►
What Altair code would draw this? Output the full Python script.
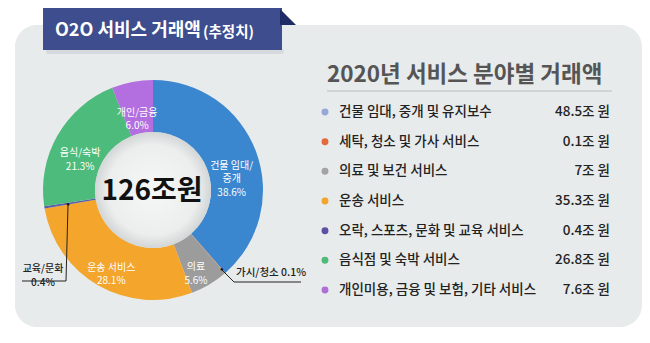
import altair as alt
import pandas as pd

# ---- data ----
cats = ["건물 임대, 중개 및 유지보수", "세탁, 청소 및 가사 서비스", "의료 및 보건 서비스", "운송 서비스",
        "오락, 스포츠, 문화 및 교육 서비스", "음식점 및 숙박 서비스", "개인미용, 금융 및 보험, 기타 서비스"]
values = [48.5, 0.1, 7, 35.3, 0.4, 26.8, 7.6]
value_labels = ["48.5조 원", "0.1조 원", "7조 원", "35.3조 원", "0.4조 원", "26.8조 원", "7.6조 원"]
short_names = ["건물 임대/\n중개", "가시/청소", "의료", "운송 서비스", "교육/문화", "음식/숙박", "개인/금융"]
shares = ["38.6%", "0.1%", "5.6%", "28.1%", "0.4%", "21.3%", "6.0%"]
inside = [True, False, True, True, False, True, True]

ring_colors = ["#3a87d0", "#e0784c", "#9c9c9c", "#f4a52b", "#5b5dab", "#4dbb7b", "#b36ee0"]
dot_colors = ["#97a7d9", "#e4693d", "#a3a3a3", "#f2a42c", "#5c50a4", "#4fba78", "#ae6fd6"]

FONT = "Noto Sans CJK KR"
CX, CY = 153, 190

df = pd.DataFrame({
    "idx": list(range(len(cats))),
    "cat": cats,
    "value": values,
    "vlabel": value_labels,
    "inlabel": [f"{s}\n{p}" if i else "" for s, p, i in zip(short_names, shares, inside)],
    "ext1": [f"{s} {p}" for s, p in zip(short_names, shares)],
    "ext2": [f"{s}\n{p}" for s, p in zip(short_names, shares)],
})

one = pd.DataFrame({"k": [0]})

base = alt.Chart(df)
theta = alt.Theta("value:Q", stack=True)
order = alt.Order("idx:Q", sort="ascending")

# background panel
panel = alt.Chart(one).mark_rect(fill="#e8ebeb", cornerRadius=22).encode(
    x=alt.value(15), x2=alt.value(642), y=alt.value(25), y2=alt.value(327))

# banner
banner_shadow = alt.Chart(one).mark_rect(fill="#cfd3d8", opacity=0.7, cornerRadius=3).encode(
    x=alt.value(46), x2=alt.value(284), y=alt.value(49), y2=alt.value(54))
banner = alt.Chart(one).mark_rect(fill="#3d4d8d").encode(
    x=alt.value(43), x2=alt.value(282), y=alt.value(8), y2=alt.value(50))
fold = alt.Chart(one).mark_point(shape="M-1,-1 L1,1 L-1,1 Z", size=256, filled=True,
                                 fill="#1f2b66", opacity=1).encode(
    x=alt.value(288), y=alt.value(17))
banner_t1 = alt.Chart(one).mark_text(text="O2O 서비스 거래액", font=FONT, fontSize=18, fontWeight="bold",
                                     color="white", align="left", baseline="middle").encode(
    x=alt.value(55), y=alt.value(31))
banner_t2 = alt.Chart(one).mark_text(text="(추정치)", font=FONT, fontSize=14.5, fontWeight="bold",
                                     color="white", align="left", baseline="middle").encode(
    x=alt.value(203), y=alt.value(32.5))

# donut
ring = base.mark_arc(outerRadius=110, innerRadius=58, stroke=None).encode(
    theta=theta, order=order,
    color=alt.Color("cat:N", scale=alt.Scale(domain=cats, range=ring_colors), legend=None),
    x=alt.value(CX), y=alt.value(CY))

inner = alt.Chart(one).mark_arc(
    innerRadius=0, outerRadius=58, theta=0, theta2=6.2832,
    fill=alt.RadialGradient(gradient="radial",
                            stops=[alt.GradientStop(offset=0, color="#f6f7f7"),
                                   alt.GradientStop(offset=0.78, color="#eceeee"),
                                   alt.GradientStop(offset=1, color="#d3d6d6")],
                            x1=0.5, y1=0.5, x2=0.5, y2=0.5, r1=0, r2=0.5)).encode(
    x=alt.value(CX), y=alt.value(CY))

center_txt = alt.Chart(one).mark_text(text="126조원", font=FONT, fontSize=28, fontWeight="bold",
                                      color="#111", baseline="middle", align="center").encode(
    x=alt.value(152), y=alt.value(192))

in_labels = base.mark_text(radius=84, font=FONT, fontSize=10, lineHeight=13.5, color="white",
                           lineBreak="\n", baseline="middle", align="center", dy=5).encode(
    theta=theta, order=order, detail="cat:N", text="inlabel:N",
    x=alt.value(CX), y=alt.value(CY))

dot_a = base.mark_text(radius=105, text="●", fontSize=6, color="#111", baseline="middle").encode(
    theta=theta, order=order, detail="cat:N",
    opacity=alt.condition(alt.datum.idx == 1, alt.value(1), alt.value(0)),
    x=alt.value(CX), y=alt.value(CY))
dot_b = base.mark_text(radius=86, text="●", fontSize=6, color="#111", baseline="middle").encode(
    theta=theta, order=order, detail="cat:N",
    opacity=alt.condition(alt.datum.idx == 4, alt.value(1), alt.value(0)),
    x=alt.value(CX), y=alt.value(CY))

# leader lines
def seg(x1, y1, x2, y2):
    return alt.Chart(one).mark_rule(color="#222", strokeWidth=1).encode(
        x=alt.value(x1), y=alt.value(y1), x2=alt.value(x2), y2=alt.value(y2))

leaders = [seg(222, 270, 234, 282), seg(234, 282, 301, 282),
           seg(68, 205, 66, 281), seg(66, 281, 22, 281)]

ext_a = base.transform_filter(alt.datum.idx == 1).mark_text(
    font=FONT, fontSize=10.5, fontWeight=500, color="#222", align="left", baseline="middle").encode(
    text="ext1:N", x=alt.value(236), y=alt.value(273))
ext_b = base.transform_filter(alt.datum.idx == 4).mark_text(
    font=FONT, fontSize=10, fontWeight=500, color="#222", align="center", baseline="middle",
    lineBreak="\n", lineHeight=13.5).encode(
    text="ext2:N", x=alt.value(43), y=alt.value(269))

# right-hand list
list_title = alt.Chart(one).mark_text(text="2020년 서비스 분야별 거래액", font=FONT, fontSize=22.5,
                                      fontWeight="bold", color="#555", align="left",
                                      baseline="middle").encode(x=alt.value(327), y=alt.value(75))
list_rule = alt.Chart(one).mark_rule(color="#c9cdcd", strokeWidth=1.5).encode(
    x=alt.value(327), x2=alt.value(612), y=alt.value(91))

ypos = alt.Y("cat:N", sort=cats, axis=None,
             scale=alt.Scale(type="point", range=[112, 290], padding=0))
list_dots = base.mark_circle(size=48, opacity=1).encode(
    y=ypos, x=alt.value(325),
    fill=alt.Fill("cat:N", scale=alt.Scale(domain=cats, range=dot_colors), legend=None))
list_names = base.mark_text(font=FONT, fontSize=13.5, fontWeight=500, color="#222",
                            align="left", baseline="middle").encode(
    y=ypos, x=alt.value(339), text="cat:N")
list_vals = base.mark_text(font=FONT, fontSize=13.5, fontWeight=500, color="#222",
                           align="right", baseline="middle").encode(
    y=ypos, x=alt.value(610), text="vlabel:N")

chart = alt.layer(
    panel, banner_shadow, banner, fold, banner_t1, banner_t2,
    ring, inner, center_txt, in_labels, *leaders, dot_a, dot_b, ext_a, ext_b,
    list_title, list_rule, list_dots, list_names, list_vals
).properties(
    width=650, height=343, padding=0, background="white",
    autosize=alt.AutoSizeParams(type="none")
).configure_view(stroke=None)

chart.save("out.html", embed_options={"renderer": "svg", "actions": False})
◄
Directive: Reproduce each line word for word and drop the pictures.

Response to the exercise:
What Altair code would draw this? Output the full Python script.
import altair as alt
import pandas as pd

# ---- data ----
cats = ["건물 임대, 중개 및 유지보수", "세탁, 청소 및 가사 서비스", "의료 및 보건 서비스", "운송 서비스",
        "오락, 스포츠, 문화 및 교육 서비스", "음식점 및 숙박 서비스", "개인미용, 금융 및 보험, 기타 서비스"]
values = [48.5, 0.1, 7, 35.3, 0.4, 26.8, 7.6]
value_labels = ["48.5조 원", "0.1조 원", "7조 원", "35.3조 원", "0.4조 원", "26.8조 원", "7.6조 원"]
short_names = ["건물 임대/\n중개", "가시/청소", "의료", "운송 서비스", "교육/문화", "음식/숙박", "개인/금융"]
shares = ["38.6%", "0.1%", "5.6%", "28.1%", "0.4%", "21.3%", "6.0%"]
inside = [True, False, True, True, False, True, True]

ring_colors = ["#3a87d0", "#e0784c", "#9c9c9c", "#f4a52b", "#5b5dab", "#4dbb7b", "#b36ee0"]
dot_colors = ["#97a7d9", "#e4693d", "#a3a3a3", "#f2a42c", "#5c50a4", "#4fba78", "#ae6fd6"]

FONT = "Noto Sans CJK KR"
CX, CY = 153, 190

df = pd.DataFrame({
    "idx": list(range(len(cats))),
    "cat": cats,
    "value": values,
    "vlabel": value_labels,
    "inlabel": [f"{s}\n{p}" if i else "" for s, p, i in zip(short_names, shares, inside)],
    "ext1": [f"{s} {p}" for s, p in zip(short_names, shares)],
    "ext2": [f"{s}\n{p}" for s, p in zip(short_names, shares)],
})

one = pd.DataFrame({"k": [0]})

base = alt.Chart(df)
theta = alt.Theta("value:Q", stack=True)
order = alt.Order("idx:Q", sort="ascending")

# background panel
panel = alt.Chart(one).mark_rect(fill="#e8ebeb", cornerRadius=22).encode(
    x=alt.value(15), x2=alt.value(642), y=alt.value(25), y2=alt.value(327))

# banner
banner_shadow = alt.Chart(one).mark_rect(fill="#cfd3d8", opacity=0.7, cornerRadius=3).encode(
    x=alt.value(46), x2=alt.value(284), y=alt.value(49), y2=alt.value(54))
banner = alt.Chart(one).mark_rect(fill="#3d4d8d").encode(
    x=alt.value(43), x2=alt.value(282), y=alt.value(8), y2=alt.value(50))
fold = alt.Chart(one).mark_point(shape="M-1,-1 L1,1 L-1,1 Z", size=256, filled=True,
                                 fill="#1f2b66", opacity=1).encode(
    x=alt.value(288), y=alt.value(17))
banner_t1 = alt.Chart(one).mark_text(text="O2O 서비스 거래액", font=FONT, fontSize=18, fontWeight="bold",
                                     color="white", align="left", baseline="middle").encode(
    x=alt.value(55), y=alt.value(31))
banner_t2 = alt.Chart(one).mark_text(text="(추정치)", font=FONT, fontSize=14.5, fontWeight="bold",
                                     color="white", align="left", baseline="middle").encode(
    x=alt.value(203), y=alt.value(32.5))

# donut
ring = base.mark_arc(outerRadius=110, innerRadius=58, stroke=None).encode(
    theta=theta, order=order,
    color=alt.Color("cat:N", scale=alt.Scale(domain=cats, range=ring_colors), legend=None),
    x=alt.value(CX), y=alt.value(CY))

inner = alt.Chart(one).mark_arc(
    innerRadius=0, outerRadius=58, theta=0, theta2=6.2832,
    fill=alt.RadialGradient(gradient="radial",
                            stops=[alt.GradientStop(offset=0, color="#f6f7f7"),
                                   alt.GradientStop(offset=0.78, color="#eceeee"),
                                   alt.GradientStop(offset=1, color="#d3d6d6")],
                            x1=0.5, y1=0.5, x2=0.5, y2=0.5, r1=0, r2=0.5)).encode(
    x=alt.value(CX), y=alt.value(CY))

center_txt = alt.Chart(one).mark_text(text="126조원", font=FONT, fontSize=28, fontWeight="bold",
                                      color="#111", baseline="middle", align="center").encode(
    x=alt.value(152), y=alt.value(192))

in_labels = base.mark_text(radius=84, font=FONT, fontSize=10, lineHeight=13.5, color="white",
                           lineBreak="\n", baseline="middle", align="center", dy=5).encode(
    theta=theta, order=order, detail="cat:N", text="inlabel:N",
    x=alt.value(CX), y=alt.value(CY))

dot_a = base.mark_text(radius=105, text="●", fontSize=6, color="#111", baseline="middle").encode(
    theta=theta, order=order, detail="cat:N",
    opacity=alt.condition(alt.datum.idx == 1, alt.value(1), alt.value(0)),
    x=alt.value(CX), y=alt.value(CY))
dot_b = base.mark_text(radius=86, text="●", fontSize=6, color="#111", baseline="middle").encode(
    theta=theta, order=order, detail="cat:N",
    opacity=alt.condition(alt.datum.idx == 4, alt.value(1), alt.value(0)),
    x=alt.value(CX), y=alt.value(CY))

# leader lines
def seg(x1, y1, x2, y2):
    return alt.Chart(one).mark_rule(color="#222", strokeWidth=1).encode(
        x=alt.value(x1), y=alt.value(y1), x2=alt.value(x2), y2=alt.value(y2))

leaders = [seg(222, 270, 234, 282), seg(234, 282, 301, 282),
           seg(68, 205, 66, 281), seg(66, 281, 22, 281)]

ext_a = base.transform_filter(alt.datum.idx == 1).mark_text(
    font=FONT, fontSize=10.5, fontWeight=500, color="#222", align="left", baseline="middle").encode(
    text="ext1:N", x=alt.value(236), y=alt.value(273))
ext_b = base.transform_filter(alt.datum.idx == 4).mark_text(
    font=FONT, fontSize=10, fontWeight=500, color="#222", align="center", baseline="middle",
    lineBreak="\n", lineHeight=13.5).encode(
    text="ext2:N", x=alt.value(43), y=alt.value(269))

# right-hand list
list_title = alt.Chart(one).mark_text(text="2020년 서비스 분야별 거래액", font=FONT, fontSize=22.5,
                                      fontWeight="bold", color="#555", align="left",
                                      baseline="middle").encode(x=alt.value(327), y=alt.value(75))
list_rule = alt.Chart(one).mark_rule(color="#c9cdcd", strokeWidth=1.5).encode(
    x=alt.value(327), x2=alt.value(612), y=alt.value(91))

ypos = alt.Y("cat:N", sort=cats, axis=None,
             scale=alt.Scale(type="point", range=[112, 290], padding=0))
list_dots = base.mark_circle(size=48, opacity=1).encode(
    y=ypos, x=alt.value(325),
    fill=alt.Fill("cat:N", scale=alt.Scale(domain=cats, range=dot_colors), legend=None))
list_names = base.mark_text(font=FONT, fontSize=13.5, fontWeight=500, color="#222",
                            align="left", baseline="middle").encode(
    y=ypos, x=alt.value(339), text="cat:N")
list_vals = base.mark_text(font=FONT, fontSize=13.5, fontWeight=500, color="#222",
                           align="right", baseline="middle").encode(
    y=ypos, x=alt.value(610), text="vlabel:N")

chart = alt.layer(
    panel, banner_shadow, banner, fold, banner_t1, banner_t2,
    ring, inner, center_txt, in_labels, *leaders, dot_a, dot_b, ext_a, ext_b,
    list_title, list_rule, list_dots, list_names, list_vals
).properties(
    width=650, height=343, padding=0, background="white",
    autosize=alt.AutoSizeParams(type="none")
).configure_view(stroke=None)

chart.save("out.html", embed_options={"renderer": "svg", "actions": False})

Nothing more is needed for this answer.